Part of being in nanotechnology is you get to exercise a bit of creativity and invention. Research is about looking into an area that people know something about, reading a LOT of papers and formulating your own ideas about an approach to a subject. You may either fail miserably at first, or successfully bring about something novel.

George Washington Carver I'm referring to as a proto nanotechnologist. Planting peanuts, soy and sweat potatoes replaced nitrogen other plants like cotton leached from the soil. Though this crop rotation method (introduced by Carver) gave the farmers high yields on the produce they were used to selling, it had the unintended consequence of giving them a surplus of produce for which, there had previously been no market. Carver would go on to invent 300 uses for the peanut, one of which, peanut butter he surprisingly DIDN'T, though I'm sure you've eaten unless you have allergies. If it weren't for him, the farmers in the south would have gone out of business due to a boll weevil infestation that decimated cotton throughout the south. It was a fortuitous confluence of events.

It is in this spirit and the month, I salute Professor George Washington Carver, and hopefully emulate him in my chosen field of making meaning of small things.

George Washington Carver was an agricultural scientist and inventor who developed hundreds of products using peanuts (though not peanut butter, as is often claimed), sweet potatoes and soybeans. Born an African American slave a year before slavery was outlawed, Carver left home at a young age to pursue education and would eventually earn a master’s degree in agricultural science from Iowa State University.

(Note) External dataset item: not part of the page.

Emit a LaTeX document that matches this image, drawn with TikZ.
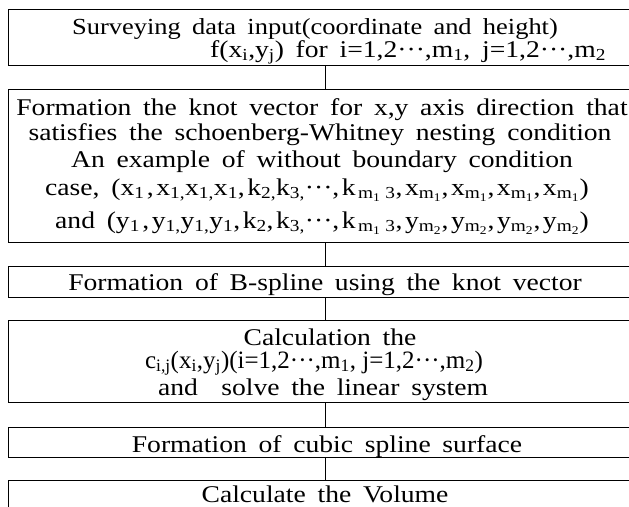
\documentclass[tikz,border=0pt]{standalone}
\usepackage{fontspec}
\setmainfont[FakeStretch=1.15,WordSpace=1.7]{Liberation Serif}
\newfontfamily\plainfont{Liberation Serif}
\newcommand{\sbs}[1]{\textsubscript{#1}}
\newcommand{\ts}{\hspace{2.5pt}}
\begin{document}
\begin{tikzpicture}[x=1pt,y=-1pt,
  box/.style={draw,line width=0.8pt,rectangle,anchor=north west,minimum width=634pt,inner sep=0pt},
  txt/.style={font=\fontsize{24}{28}\selectfont,inner sep=0pt,anchor=base},
  link/.style={draw,line width=0.8pt}]
\useasboundingbox (0,0) rectangle (629,506);
\clip (0,0) rectangle (629,506);
\node[box,minimum height=56pt] (b1) at (8,9) {};
\node[box,minimum height=153pt] (b2) at (8,89) {};
\node[box,minimum height=31pt] (b3) at (8,266) {};
\node[box,minimum height=82pt] (b4) at (8,320) {};
\node[box,minimum height=30pt] (b5) at (8,427) {};
\node[box,minimum height=60pt] (b6) at (8,480) {};
\draw[link] (b1.south) -- (b2.north);
\draw[link] (b2.south) -- (b3.north);
\draw[link] (b3.south) -- (b4.north);
\draw[link] (b4.south) -- (b5.north);
\draw[link] (b5.south) -- (b6.north);
\node[txt,font=\fontsize{23}{28}\selectfont] (t1a) at (315,34) {Surveying data input(coordinate and height)};
\node[txt,anchor=base west] (t1b) at (210,57) {f(x\sbs{i},y\sbs{j}) for i=1,2···,m\sbs{1}, j=1,2···,m\sbs{2}};
\node[txt] (t2a) at (322,115) {Formation the knot vector for x,y axis direction that};
\node[txt] (t2b) at (320,140) {satisfies the schoenberg-Whitney nesting condition};
\node[txt] (t2c) at (322,167) {An example of without boundary condition};
\node[txt] (t2d) at (317,195) {case, (x\sbs{1}\ts,\ts x\sbs{1,}x\sbs{1,}x\sbs{1},\ts k\sbs{2,}k\sbs{3,}···,\ts k\ts\sbs{m\sbs{1}\ts\ts 3},\ts x\sbs{m\sbs{1}},\ts x\sbs{m\sbs{1}},\ts x\sbs{m\sbs{1}},\ts x\sbs{m\sbs{1}})};
\node[txt] (t2e) at (322,228) {and (y\sbs{1}\ts,\ts y\sbs{1,}y\sbs{1,}y\sbs{1},\ts k\sbs{2},\ts k\sbs{3,}···,\ts k\ts\sbs{m\sbs{1}\ts\ts 3},\ts y\sbs{m\sbs{2}},\ts y\sbs{m\sbs{2}},\ts y\sbs{m\sbs{2}},\ts y\sbs{m\sbs{2}})};
\node[txt] (t3) at (325,290) {Formation of B-spline using the knot vector};
\node[txt] (t4a) at (330,345) {Calculation the};
\node[txt,font=\plainfont\fontsize{25}{28}\selectfont] (t4b) at (314,368) {c\sbs{i,j}(x\sbs{i},y\sbs{j})(i=1,2···,m\sbs{1}, j=1,2···,m\sbs{2})};
\node[txt] (t4c) at (323,395) {and \ solve the linear system};
\node[txt] (t5) at (327,452) {Formation of cubic spline surface};
\node[txt] (t6) at (325,502) {Calculate the Volume};
\end{tikzpicture}
\end{document}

He would go on to teach and conduct research at Tuskegee University for decades, and soon after his death his childhood home would be named a national monument — the first of its kind to honor an African American.

Born on a farm near Diamond, Missouri, the exact date of Carver’s birth is unknown, but it’s thought he was born in January or June of 1864.

Nine years prior, Moses Carver, a white farm owner, purchased George Carver’s mother Mary when she was 13 years old. The elder Carver reportedly was against slavery, but needed help with his 240-acre farm.

When Carver was an infant, he, his mother and his sister were kidnapped from the Carver farm by one of the bands of slave raiders that roamed Missouri during the Civil War era. They were sold in Kentucky.

Moses Carver hired a neighbor to retrieve them, but the neighbor only succeeded in finding George, whom he purchased by trading one of Moses’ finest horses. Carver grew up knowing little about his mother or his father, who had died in an accident before he was born.